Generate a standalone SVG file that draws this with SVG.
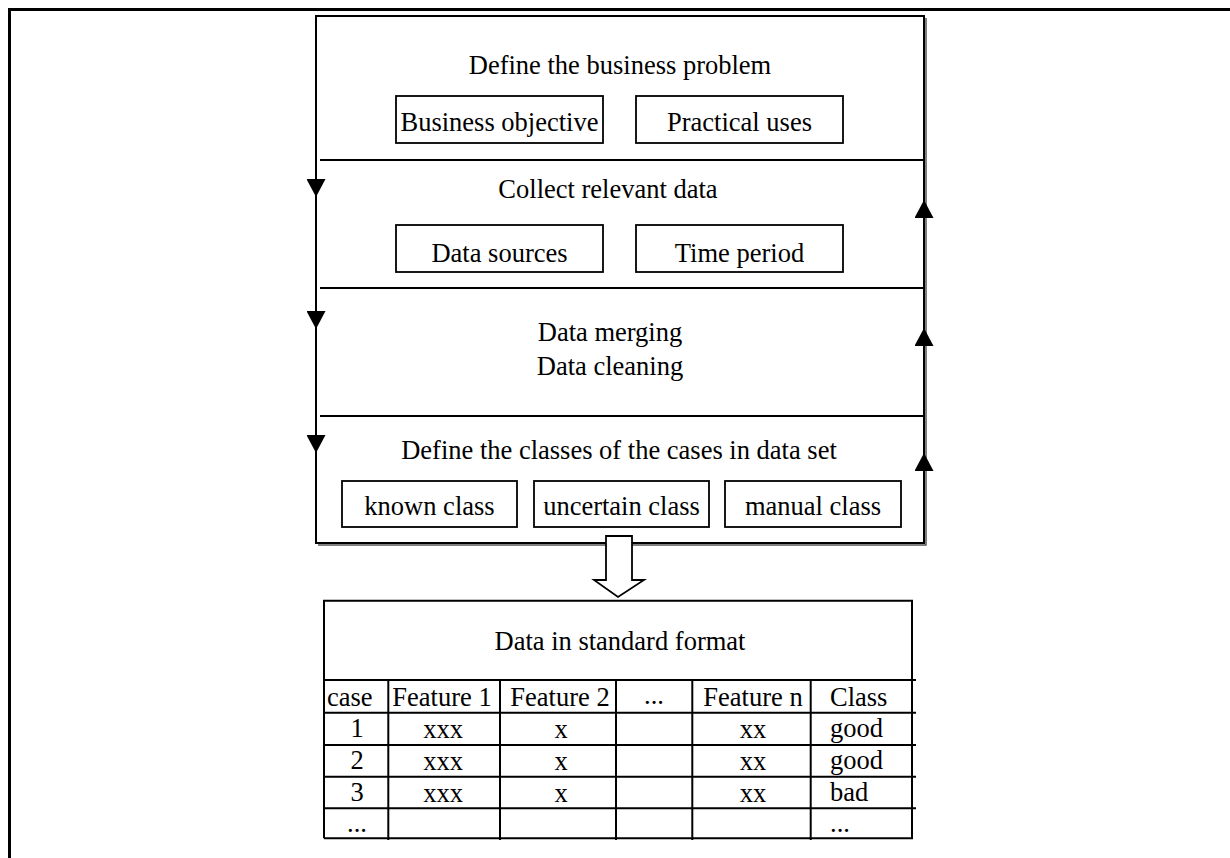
<svg xmlns="http://www.w3.org/2000/svg" width="1230" height="858" viewBox="0 0 1230 858">
  <style>
    text { font-family: "Liberation Serif", "Times New Roman", serif; font-size: 26.5px; fill: #000; }
    .mid { text-anchor: middle; }
    .box { fill: #fff; stroke: #000; stroke-width: 1.8; }
    .rule { stroke: #000; stroke-width: 1.8; fill: none; }
    .grid { stroke: #000; stroke-width: 2; fill: none; }
    .flow { stroke: #000; stroke-width: 2; fill: none; marker-end: url(#head); }
  </style>
  <defs>
    <marker id="head" viewBox="0 0 18 19" refX="18" refY="9.5" markerWidth="18" markerHeight="19" markerUnits="userSpaceOnUse" orient="auto">
      <path d="M0,0 L18,9.5 L0,19 Z" fill="#000"/>
    </marker>
  </defs>

  <rect width="1230" height="858" fill="#fff"/>

  <!-- page frame (top and left edges) -->
  <path d="M9.5,858 V9.5 H1230" fill="none" stroke="#000" stroke-width="3"/>

  <!-- process panel -->
  <g id="process-panel">
    <path d="M318,545 H926 V18" fill="none" stroke="#555" stroke-width="1.5"/>
    <rect x="316" y="16" width="608" height="527" fill="#fff" stroke="#000" stroke-width="2"/>
    <line class="rule" x1="320" y1="160" x2="924" y2="160"/>
    <line class="rule" x1="320" y1="288" x2="924" y2="288"/>
    <line class="rule" x1="320" y1="416" x2="924" y2="416"/>
  </g>

  <g id="step-define-problem">
    <text class="mid" x="620" y="74">Define the business problem</text>
    <g id="business-objective">
      <rect class="box" x="396" y="96" width="207" height="47"/>
      <text class="mid" x="499.5" y="131">Business objective</text>
    </g>
    <g id="practical-uses">
      <rect class="box" x="636" y="96" width="207" height="47"/>
      <text class="mid" x="739.5" y="131">Practical uses</text>
    </g>
  </g>

  <g id="step-collect-data">
    <text class="mid" x="608" y="198">Collect relevant data</text>
    <g id="data-sources">
      <rect class="box" x="396" y="225" width="207" height="47"/>
      <text class="mid" x="499.5" y="262">Data sources</text>
    </g>
    <g id="time-period">
      <rect class="box" x="636" y="225" width="207" height="47"/>
      <text class="mid" x="739.5" y="262">Time period</text>
    </g>
  </g>

  <g id="step-merge-clean">
    <text class="mid" x="610" y="341">Data merging</text>
    <text class="mid" x="610" y="375">Data cleaning</text>
  </g>

  <g id="step-define-classes">
    <text class="mid" x="619" y="459">Define the classes of the cases in data set</text>
    <g id="known-class">
      <rect class="box" x="342" y="481" width="175" height="46"/>
      <text class="mid" x="429.5" y="515">known class</text>
    </g>
    <g id="uncertain-class">
      <rect class="box" x="534" y="481" width="175" height="46"/>
      <text class="mid" x="621.5" y="515">uncertain class</text>
    </g>
    <g id="manual-class">
      <rect class="box" x="725" y="481" width="176" height="46"/>
      <text class="mid" x="813" y="515">manual class</text>
    </g>
  </g>

  <!-- connectors -->
  <g id="connectors">
    <path class="flow" d="M316,16 V197"/>
    <path class="flow" d="M316,197 V329"/>
    <path class="flow" d="M316,329 V453"/>
    <path class="flow" d="M924,543 V453"/>
    <path class="flow" d="M924,453 V328"/>
    <path class="flow" d="M924,328 V200"/>
    <path id="to-table" d="M606,536 H632 V580 H644 L618,597 L594,580 H606 Z" fill="#fff" stroke="#000" stroke-width="1.8" stroke-linejoin="miter"/>
  </g>

  <!-- standard-format data table -->
  <g id="data-table">
    <path class="grid" d="M324,838.3 V600.7 H912 V838.3 H324"/>
    <path class="grid" d="M324,680 H916 M324,712.7 H916 M324,745 H916 M324,776.7 H916 M324,808.3 H916"/>
    <path class="grid" d="M388.3,680 V840 M500,680 V840 M616,680 V840 M692.3,680 V840 M810.7,680 V840"/>
    <text class="mid" x="620" y="650">Data in standard format</text>

    <text x="327" y="706">case</text>
    <text class="mid" x="442" y="706">Feature 1</text>
    <text class="mid" x="560" y="706">Feature 2</text>
    <text class="mid" x="654" y="704">...</text>
    <text class="mid" x="753" y="706">Feature n</text>
    <text x="830" y="706">Class</text>

    <text class="mid" x="357" y="737">1</text>
    <text class="mid" x="443" y="738">xxx</text>
    <text class="mid" x="561" y="738">x</text>
    <text class="mid" x="753" y="738">xx</text>
    <text x="830" y="737">good</text>

    <text class="mid" x="357" y="769">2</text>
    <text class="mid" x="443" y="770">xxx</text>
    <text class="mid" x="561" y="770">x</text>
    <text class="mid" x="753" y="770">xx</text>
    <text x="830" y="769">good</text>

    <text class="mid" x="357" y="801">3</text>
    <text class="mid" x="443" y="802">xxx</text>
    <text class="mid" x="561" y="802">x</text>
    <text class="mid" x="753" y="802">xx</text>
    <text x="830" y="801">bad</text>

    <text class="mid" x="357" y="832">...</text>
    <text x="830" y="832">...</text>
  </g>
</svg>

##########

Repeat the listing verbatim. Skip the pictures.

Generate a standalone SVG file that draws this with SVG.
<svg xmlns="http://www.w3.org/2000/svg" width="1230" height="858" viewBox="0 0 1230 858">
  <style>
    text { font-family: "Liberation Serif", "Times New Roman", serif; font-size: 26.5px; fill: #000; }
    .mid { text-anchor: middle; }
    .box { fill: #fff; stroke: #000; stroke-width: 1.8; }
    .rule { stroke: #000; stroke-width: 1.8; fill: none; }
    .grid { stroke: #000; stroke-width: 2; fill: none; }
    .flow { stroke: #000; stroke-width: 2; fill: none; marker-end: url(#head); }
  </style>
  <defs>
    <marker id="head" viewBox="0 0 18 19" refX="18" refY="9.5" markerWidth="18" markerHeight="19" markerUnits="userSpaceOnUse" orient="auto">
      <path d="M0,0 L18,9.5 L0,19 Z" fill="#000"/>
    </marker>
  </defs>

  <rect width="1230" height="858" fill="#fff"/>

  <!-- page frame (top and left edges) -->
  <path d="M9.5,858 V9.5 H1230" fill="none" stroke="#000" stroke-width="3"/>

  <!-- process panel -->
  <g id="process-panel">
    <path d="M318,545 H926 V18" fill="none" stroke="#555" stroke-width="1.5"/>
    <rect x="316" y="16" width="608" height="527" fill="#fff" stroke="#000" stroke-width="2"/>
    <line class="rule" x1="320" y1="160" x2="924" y2="160"/>
    <line class="rule" x1="320" y1="288" x2="924" y2="288"/>
    <line class="rule" x1="320" y1="416" x2="924" y2="416"/>
  </g>

  <g id="step-define-problem">
    <text class="mid" x="620" y="74">Define the business problem</text>
    <g id="business-objective">
      <rect class="box" x="396" y="96" width="207" height="47"/>
      <text class="mid" x="499.5" y="131">Business objective</text>
    </g>
    <g id="practical-uses">
      <rect class="box" x="636" y="96" width="207" height="47"/>
      <text class="mid" x="739.5" y="131">Practical uses</text>
    </g>
  </g>

  <g id="step-collect-data">
    <text class="mid" x="608" y="198">Collect relevant data</text>
    <g id="data-sources">
      <rect class="box" x="396" y="225" width="207" height="47"/>
      <text class="mid" x="499.5" y="262">Data sources</text>
    </g>
    <g id="time-period">
      <rect class="box" x="636" y="225" width="207" height="47"/>
      <text class="mid" x="739.5" y="262">Time period</text>
    </g>
  </g>

  <g id="step-merge-clean">
    <text class="mid" x="610" y="341">Data merging</text>
    <text class="mid" x="610" y="375">Data cleaning</text>
  </g>

  <g id="step-define-classes">
    <text class="mid" x="619" y="459">Define the classes of the cases in data set</text>
    <g id="known-class">
      <rect class="box" x="342" y="481" width="175" height="46"/>
      <text class="mid" x="429.5" y="515">known class</text>
    </g>
    <g id="uncertain-class">
      <rect class="box" x="534" y="481" width="175" height="46"/>
      <text class="mid" x="621.5" y="515">uncertain class</text>
    </g>
    <g id="manual-class">
      <rect class="box" x="725" y="481" width="176" height="46"/>
      <text class="mid" x="813" y="515">manual class</text>
    </g>
  </g>

  <!-- connectors -->
  <g id="connectors">
    <path class="flow" d="M316,16 V197"/>
    <path class="flow" d="M316,197 V329"/>
    <path class="flow" d="M316,329 V453"/>
    <path class="flow" d="M924,543 V453"/>
    <path class="flow" d="M924,453 V328"/>
    <path class="flow" d="M924,328 V200"/>
    <path id="to-table" d="M606,536 H632 V580 H644 L618,597 L594,580 H606 Z" fill="#fff" stroke="#000" stroke-width="1.8" stroke-linejoin="miter"/>
  </g>

  <!-- standard-format data table -->
  <g id="data-table">
    <path class="grid" d="M324,838.3 V600.7 H912 V838.3 H324"/>
    <path class="grid" d="M324,680 H916 M324,712.7 H916 M324,745 H916 M324,776.7 H916 M324,808.3 H916"/>
    <path class="grid" d="M388.3,680 V840 M500,680 V840 M616,680 V840 M692.3,680 V840 M810.7,680 V840"/>
    <text class="mid" x="620" y="650">Data in standard format</text>

    <text x="327" y="706">case</text>
    <text class="mid" x="442" y="706">Feature 1</text>
    <text class="mid" x="560" y="706">Feature 2</text>
    <text class="mid" x="654" y="704">...</text>
    <text class="mid" x="753" y="706">Feature n</text>
    <text x="830" y="706">Class</text>

    <text class="mid" x="357" y="737">1</text>
    <text class="mid" x="443" y="738">xxx</text>
    <text class="mid" x="561" y="738">x</text>
    <text class="mid" x="753" y="738">xx</text>
    <text x="830" y="737">good</text>

    <text class="mid" x="357" y="769">2</text>
    <text class="mid" x="443" y="770">xxx</text>
    <text class="mid" x="561" y="770">x</text>
    <text class="mid" x="753" y="770">xx</text>
    <text x="830" y="769">good</text>

    <text class="mid" x="357" y="801">3</text>
    <text class="mid" x="443" y="802">xxx</text>
    <text class="mid" x="561" y="802">x</text>
    <text class="mid" x="753" y="802">xx</text>
    <text x="830" y="801">bad</text>

    <text class="mid" x="357" y="832">...</text>
    <text x="830" y="832">...</text>
  </g>
</svg>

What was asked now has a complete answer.